Всю свою энергию Павел Петрович и Мария Федоровна вкладывали в обустройство окрестностей. В благодарность императрице за подаренные земли они выстроили на небольшой лужайке, окруженной деревьями, Храм Дружбы — мраморную ротонду, окруженною колоннадой, где находился «портрет стоячий ее величества государыни Екатерины Алексеевны, белый, мраморный, в шишаке и в руке с вызолоченным копием, в виде Минервы, под которым пьедестал из пудожского камня».

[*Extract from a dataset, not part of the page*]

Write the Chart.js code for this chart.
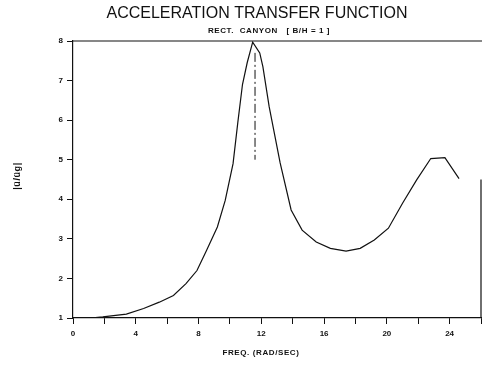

Храм Дружбы предполагалось использовать для завтраков и ужинов, поэтому на противоположном берегу Славянки выстроили домик из бревен и кирпича, служивший кухней. Вокруг были посажены дубы, клены, березы, ели и плакучие ивы. На привезенном сюда из Петергофа сибирском кедре прикрепили табличку, что это дерево под номером один великого князя Павла Петровича. Однажды кедр раскололо надвое молнией. Но он, в отличие от своего хозяина, выжил, о чем местные жители не забывали в течение всего XIX века.
Было начато множество других построек. Денег же не хватало, и многие заветные мечты великокняжеской чете не удалось воплотить в жизнь.
«Мы, нижеподписавшиеся, — обращались к императрице сын и невестка, — прибегаем к милости нашей любезной и доброй матушки с мольбой — снисходительно принять наше откровенное признание в большой денежной нужде, в которой мы находимся, приключенной, впрочем, содержанием наших загородных жилищ и необходимостью оканчивать начатые работы. Мы делаем признание в нужде, в какой находимся, Той, которой известны все наши чувства и, в особенности, наше уважение и доверие. Вполне уповая на Ваши милости, мы с покорностью примем и отказ, довольные тем, что в отношении Вас поступили с доверием. Останемся с почтением и покорностью».
Саркастический ответ императрицы не заставил себя ждать: «Любезные дети. Вы, конечно, можете судить о том, приятно ли мне видеть вас в нужде. Должно полагать, что вас постоянно обкрадывают, вследствие чего вы терпите нужду, хотя у вас и нет недостатка ни в чем. Прощайте, обнимаю вас».